BRIEF >> Could the lines from the start of the data through the line with "(secMc) -- (secMd);" be set down exactly, with no pictures among them?

TASK INPUT >>

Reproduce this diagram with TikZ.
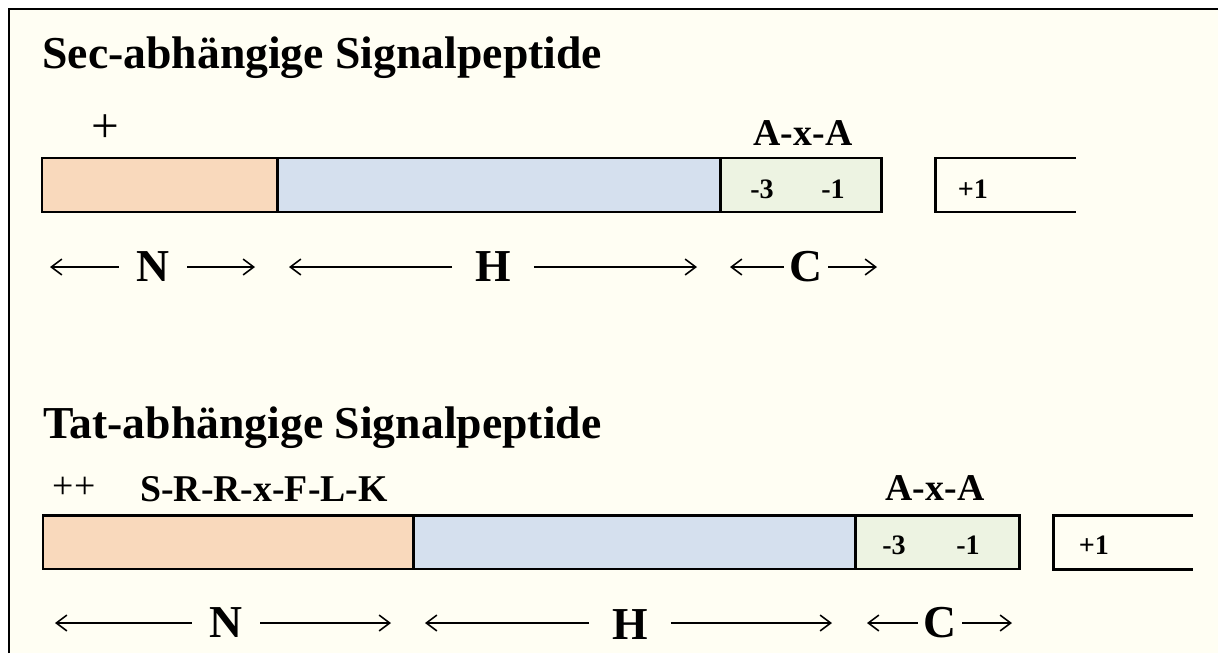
\documentclass[tikz,border=0pt]{standalone}
\usepackage{fontspec}
\setmainfont{Liberation Serif}
\usetikzlibrary{positioning,arrows.meta}

\definecolor{cream}{HTML}{FFFEF3}
\definecolor{nfill}{HTML}{F9D9BC}
\definecolor{hfill}{HTML}{D5E0EE}
\definecolor{cfill}{HTML}{EDF3E2}

\tikzset{
	seg/.style={draw, line width=1.7pt, minimum height=1.08cm, inner sep=0pt, outer sep=0pt},
	heading/.style={anchor=base west, inner sep=0pt, font=\fontsize{26}{30}\selectfont\bfseries},
	region/.style={inner ysep=0pt, font=\fontsize{26}{30}\selectfont\bfseries},
	motif/.style={anchor=base, inner sep=0pt, font=\fontsize{21.5}{25}\selectfont\bfseries},
	charge/.style={anchor=base, inner sep=0pt, font=\fontsize{21.5}{25}\selectfont},
	resnum/.style={anchor=base, inner sep=0pt, font=\fontsize{16}{19}\selectfont\bfseries},
	dimarrow/.style={-{Straight Barb[length=6pt,width=9pt]}, line width=0.9pt},
}

\begin{document}
\begin{tikzpicture}[x=0.02cm, y=-0.02cm]
	\useasboundingbox (0,0) rectangle (1218,653);

	% frame
	\fill[cream] (9,9) rectangle (1218,653);
	\draw[line width=1.7pt] (9,653) -- (9,9) -- (1218,9);

	% Sec signal peptide
	\node[heading] (secTitle) at (42,68) {Sec-abhängige Signalpeptide};

	\node[seg, fill=nfill, minimum width=4.72cm, anchor=north west] (secN) at (42,158) {};
	\node[seg, fill=hfill, minimum width=8.86cm, right=0pt of secN] (secH) {};
	\node[seg, fill=cfill, minimum width=3.22cm, right=0pt of secH] (secC) {};

	\coordinate (secMa) at (1076,158);
	\coordinate (secMb) at (935,158);
	\coordinate (secMc) at (935,212);
	\coordinate (secMd) at (1076,212);
	\draw[line width=1.7pt] (secMa) -- (secMb) -- (secMc) -- (secMd);

	\node[charge, font=\fontsize{28}{32}\selectfont] (secPlus) at (105,142) {+};
	\node[motif] (secAxA) at (803,145) {A-x-A};
	\node[resnum] (secM3) at (762,198) {-3};
	\node[resnum] (secM1) at (833,198) {-1};
	\node[resnum] (secP1) at (973,198) {+1};

	% regions N, H, C
	\node[region, inner xsep=10pt] (secNlab) at (153,267) {N};
	\node[region, inner xsep=13pt] (secHlab) at (493,267) {H};
	\node[region, inner xsep=3pt] (secClab) at (806,267) {C};

	\coordinate (secNl) at (50,267);
	\coordinate (secNr) at (255,267);
	\coordinate (secHl) at (289,267);
	\coordinate (secHr) at (697,267);
	\coordinate (secCl) at (730,267);
	\coordinate (secCr) at (877,267);

	\draw[dimarrow] (secNlab) -- (secNl);
	\draw[dimarrow] (secNlab) -- (secNr);
	\draw[dimarrow] (secHlab) -- (secHl);
	\draw[dimarrow] (secHlab) -- (secHr);
	\draw[dimarrow] (secClab) -- (secCl);
	\draw[dimarrow] (secClab) -- (secCr);

	% Tat signal peptide
	\node[heading] (tatTitle) at (43,438) {Tat-abhängige Signalpeptide};

	\node[seg, fill=nfill, minimum width=7.42cm, anchor=north west] (tatN) at (43,515) {};
	\node[seg, fill=hfill, minimum width=8.84cm, right=0pt of tatN] (tatH) {};
	\node[seg, fill=cfill, minimum width=3.28cm, right=0pt of tatH] (tatC) {};

	\coordinate (tatMa) at (1193,515);
	\coordinate (tatMb) at (1053,515);
	\coordinate (tatMc) at (1053,569);
	\coordinate (tatMd) at (1193,569);
	\draw[line width=1.7pt] (tatMa) -- (tatMb) -- (tatMc) -- (tatMd);

	\node[charge] (tatPlus) at (74,498) {++};
	\node[motif] (tatTwinR) at (264,501) {S-R-R-x-F-L-K};
	\node[motif] (tatAxA) at (935,500) {A-x-A};
	\node[resnum] (tatM3) at (894,554) {-3};
	\node[resnum] (tatM1) at (968,554) {-1};
	\node[resnum] (tatP1) at (1094,554) {+1};

	% regions N, H, C
	\node[region, inner xsep=10pt] (tatNlab) at (226,623) {N};
	\node[region, inner xsep=13pt] (tatHlab) at (630,625) {H};
	\node[region, inner xsep=3pt] (tatClab) at (940,623) {C};

	\coordinate (tatNl) at (55,623);
	\coordinate (tatNr) at (391,623);
	\coordinate (tatHl) at (425,623);
	\coordinate (tatHr) at (832,623);
	\coordinate (tatCl) at (867,623);
	\coordinate (tatCr) at (1012,623);

	\draw[dimarrow] (tatNlab) -- (tatNl);
	\draw[dimarrow] (tatNlab) -- (tatNr);
	\draw[dimarrow] (tatHlab.west |- tatHl) -- (tatHl);
	\draw[dimarrow] (tatHlab.east |- tatHr) -- (tatHr);
	\draw[dimarrow] (tatClab) -- (tatCl);
	\draw[dimarrow] (tatClab) -- (tatCr);
\end{tikzpicture}
\end{document}
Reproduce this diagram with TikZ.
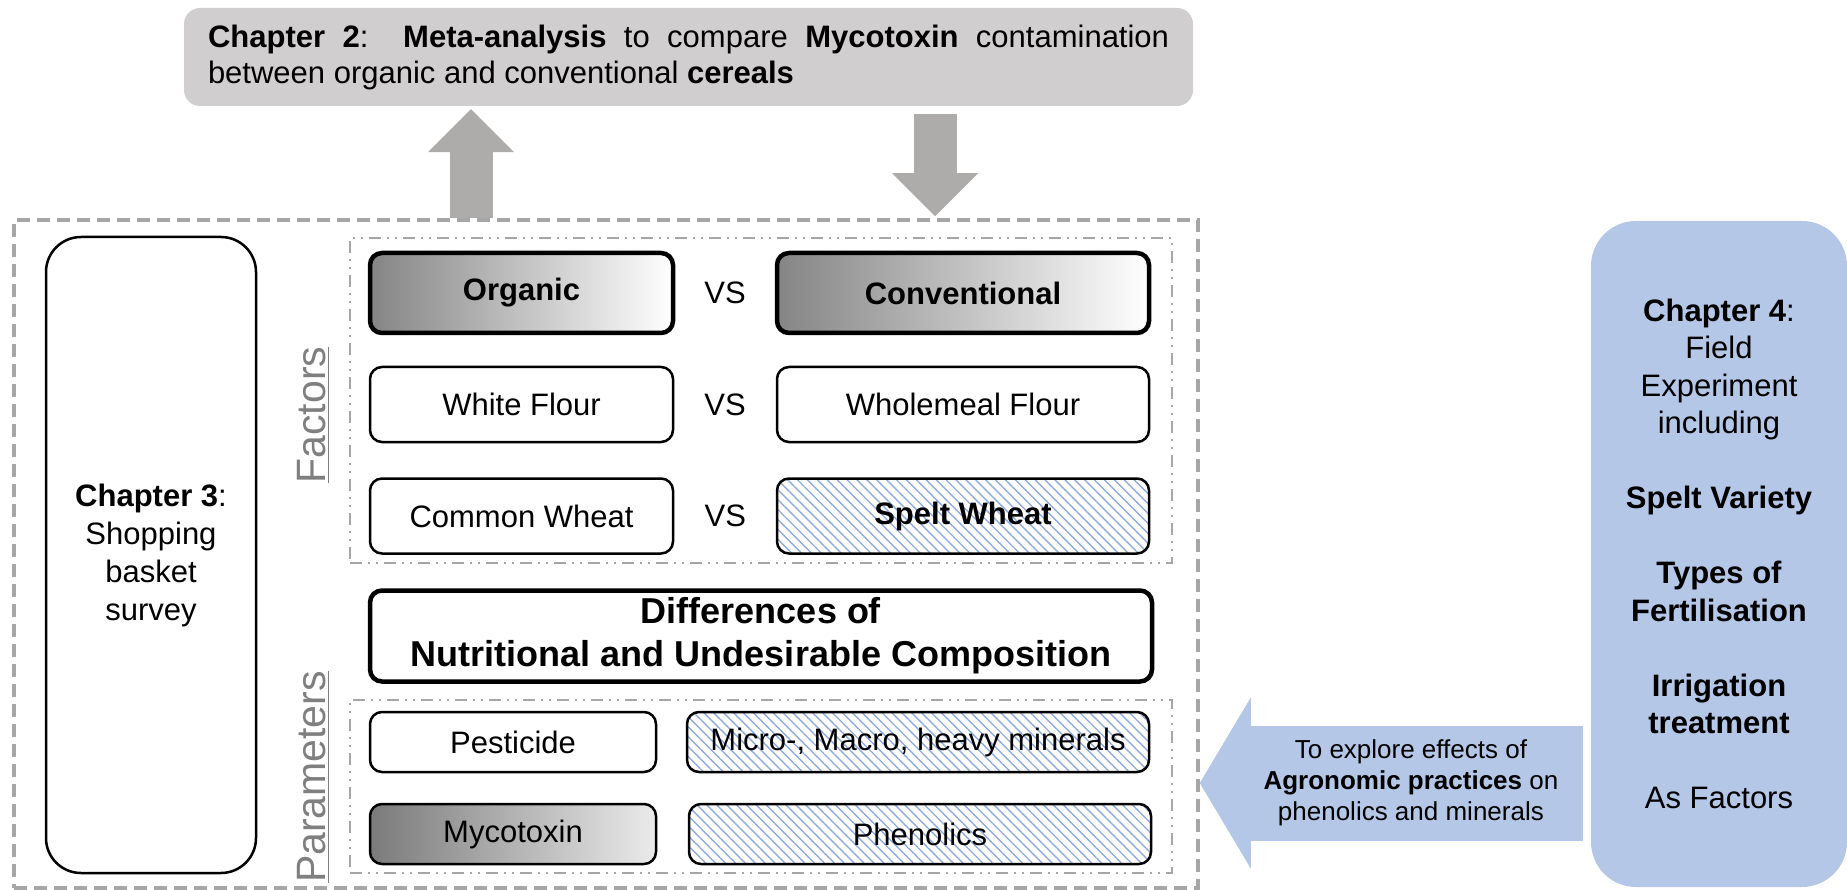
\documentclass[tikz,border=0pt]{standalone}
\usepackage{fontspec}
\setmainfont{Liberation Sans}
\usepackage{tikz}
\usepackage{xcolor}
\usetikzlibrary{arrows.meta,patterns.meta,calc}
\definecolor{chapgray}{HTML}{D0CECE}
\definecolor{arrowgray}{HTML}{AEABAB}
\definecolor{framegray}{HTML}{A6A6A6}
\definecolor{labelgray}{HTML}{7F7F7F}
\definecolor{lightblue}{HTML}{B4C7E7}
\definecolor{hatchblue}{HTML}{8FAADC}
\tikzset{%
  tipG/.tip={Triangle[length=43pt,width=86pt,line width=0pt]},
  tipB/.tip={Triangle[length=51pt,width=171pt,line width=0pt]},
  %tipC/.tip={Stealth[length=20pt]}
}
\tikzset{%
  box/.style={draw=black, line width=2.5pt, rounded corners=12pt, inner sep=0pt,
    align=center, font=\fontsize{31}{37}\selectfont},
  thickbox/.style={box, line width=4.5pt, font=\fontsize{31}{37}\selectfont\bfseries},
  hatchbox/.style={box, pattern={Lines[angle=-45,distance=7pt,line width=1.4pt]},
    pattern color=hatchblue},
  vs/.style={inner sep=0pt, font=\fontsize{31}{37}\selectfont},
  sidelabel/.style={rotate=90, inner sep=0pt, text=labelgray, font=\fontsize{41}{41}\selectfont},
  dashframe/.style={draw=framegray, line width=3.5pt, dash pattern=on 13pt off 7pt, inner sep=0pt},
  dotframe/.style={draw=framegray, line width=2.5pt,
    dash pattern=on 12pt off 6pt on 2pt off 6pt on 2pt off 6pt, inner sep=0pt},
  grayarrow/.style={draw=arrowgray, line width=43pt},
  bluearrow/.style={draw=lightblue, line width=115pt}
}

\begin{document}
\begin{tikzpicture}[x=1pt,y=-1pt]
\useasboundingbox (0,0) rectangle (1847,890);
% chapter 2
\node[fill=chapgray, rounded corners=16pt, minimum height=98pt, text width=961pt,
  inner xsep=24pt, inner ysep=0pt, align=justify, font=\fontsize{31}{36}\selectfont] (ch2) at (688.5,57)
  {\textbf{Chapter 2}:\ \ \textbf{Meta-analysis} to compare \textbf{Mycotoxin} contamination\linebreak
   between organic and conventional \textbf{cereals}};
% frames
\node[dashframe, minimum width=1184pt, minimum height=668pt] (survey) at (606,554) {};
\node[dotframe, minimum width=822pt, minimum height=325pt] (factfr) at (761,400.5) {};
\node[dotframe, minimum width=822pt, minimum height=173pt] (parfr) at (761,786.5) {};
% chapter 3
\node[box, rounded corners=35pt, minimum width=210pt, minimum height=636pt,
  font=\fontsize{31}{38}\selectfont] (ch3) at (151,555)
  {\textbf{Chapter 3}:\\Shopping\\basket\\survey};
\node[sidelabel] (factlab) at (313,415) {\underline{Factors}};
\node[sidelabel] (parlab) at (313,777) {\underline{Parameters}};
% factors
\node[thickbox, left color=black!48, right color=white, minimum width=303pt, minimum height=80pt] (org) at (521.5,293) {Organic};
\node[thickbox, left color=black!48, right color=white, minimum width=372pt, minimum height=80pt] (conv) at (963,293) {Conventional};
\node[box, minimum width=303pt, minimum height=75pt] (white) at (521.5,404.5) {White Flour};
\node[box, minimum width=372pt, minimum height=75pt] (whole) at (963,404.5) {Wholemeal Flour};
\node[box, minimum width=303pt, minimum height=75pt] (common) at (521.5,516) {Common Wheat};
\node[hatchbox, minimum width=372pt, minimum height=75pt] (spelt) at (963,516) {\textbf{Spelt Wheat}};
\node[vs] (vs1) at ($(org.east)!0.5!(conv.west)$) {VS};
\node[vs] (vs2) at ($(white.east)!0.5!(whole.west)$) {VS};
\node[vs] (vs3) at ($(common.east)!0.5!(spelt.west)$) {VS};
% differences
\node[thickbox, minimum width=782pt, minimum height=91pt, font=\fontsize{36}{43}\selectfont\bfseries] (diff) at (761,636)
  {Differences of\\Nutritional and Undesirable Composition};
% parameters
\node[box, minimum width=286pt, minimum height=60pt] (pest) at (513,742) {Pesticide};
\node[hatchbox, minimum width=462pt, minimum height=60pt] (mins) at (918,742) {Micro-, Macro, heavy minerals};
\node[box, left color=black!52, right color=black!8, minimum width=286pt, minimum height=60pt] (myco) at (513,834) {Mycotoxin};
\node[hatchbox, minimum width=462pt, minimum height=60pt] (phen) at (920,834) {Phenolics};
% chapter 4
\node[fill=lightblue, rounded corners=45pt, minimum width=256pt, minimum height=666pt, inner sep=0pt,
  align=center, font=\fontsize{31}{37.5}\selectfont] (ch4) at (1719,554)
  {\textbf{Chapter 4}:\\Field\\Experiment\\including\\[37.5pt]\textbf{Spelt Variety}\\[37.5pt]
   \textbf{Types of}\\\textbf{Fertilisation}\\[37.5pt]\textbf{Irrigation}\\\textbf{treatment}\\[37.5pt]As Factors};
% arrows
\draw[grayarrow, -tipG, shorten >=3pt] (471,0 |- survey.north) -- (471,0 |- ch2.south);
\draw[grayarrow, -tipG, shorten <=8pt, shorten >=2pt] (935,0 |- ch2.south) -- (935,0 |- survey.north);
\draw[bluearrow, -tipB, shorten <=8pt] (ch4.west |- 0,783) -- (survey.east |- 0,783)
  node[pos=0.46, inner sep=0pt, align=center, text=black, font=\fontsize{26}{31}\selectfont] (agro)
  {To explore effects of\\\textbf{Agronomic practices} on\\phenolics and minerals};
\end{tikzpicture}
\end{document}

EXERCISE OUTPUT >>
Reproduce this diagram with TikZ.
\documentclass[tikz,border=0pt]{standalone}
\usepackage{fontspec}
\setmainfont{Liberation Serif}
\usetikzlibrary{positioning,arrows.meta}

\definecolor{cream}{HTML}{FFFEF3}
\definecolor{nfill}{HTML}{F9D9BC}
\definecolor{hfill}{HTML}{D5E0EE}
\definecolor{cfill}{HTML}{EDF3E2}

\tikzset{
	seg/.style={draw, line width=1.7pt, minimum height=1.08cm, inner sep=0pt, outer sep=0pt},
	heading/.style={anchor=base west, inner sep=0pt, font=\fontsize{26}{30}\selectfont\bfseries},
	region/.style={inner ysep=0pt, font=\fontsize{26}{30}\selectfont\bfseries},
	motif/.style={anchor=base, inner sep=0pt, font=\fontsize{21.5}{25}\selectfont\bfseries},
	charge/.style={anchor=base, inner sep=0pt, font=\fontsize{21.5}{25}\selectfont},
	resnum/.style={anchor=base, inner sep=0pt, font=\fontsize{16}{19}\selectfont\bfseries},
	dimarrow/.style={-{Straight Barb[length=6pt,width=9pt]}, line width=0.9pt},
}

\begin{document}
\begin{tikzpicture}[x=0.02cm, y=-0.02cm]
	\useasboundingbox (0,0) rectangle (1218,653);

	% frame
	\fill[cream] (9,9) rectangle (1218,653);
	\draw[line width=1.7pt] (9,653) -- (9,9) -- (1218,9);

	% Sec signal peptide
	\node[heading] (secTitle) at (42,68) {Sec-abhängige Signalpeptide};

	\node[seg, fill=nfill, minimum width=4.72cm, anchor=north west] (secN) at (42,158) {};
	\node[seg, fill=hfill, minimum width=8.86cm, right=0pt of secN] (secH) {};
	\node[seg, fill=cfill, minimum width=3.22cm, right=0pt of secH] (secC) {};

	\coordinate (secMa) at (1076,158);
	\coordinate (secMb) at (935,158);
	\coordinate (secMc) at (935,212);
	\coordinate (secMd) at (1076,212);
	\draw[line width=1.7pt] (secMa) -- (secMb) -- (secMc) -- (secMd);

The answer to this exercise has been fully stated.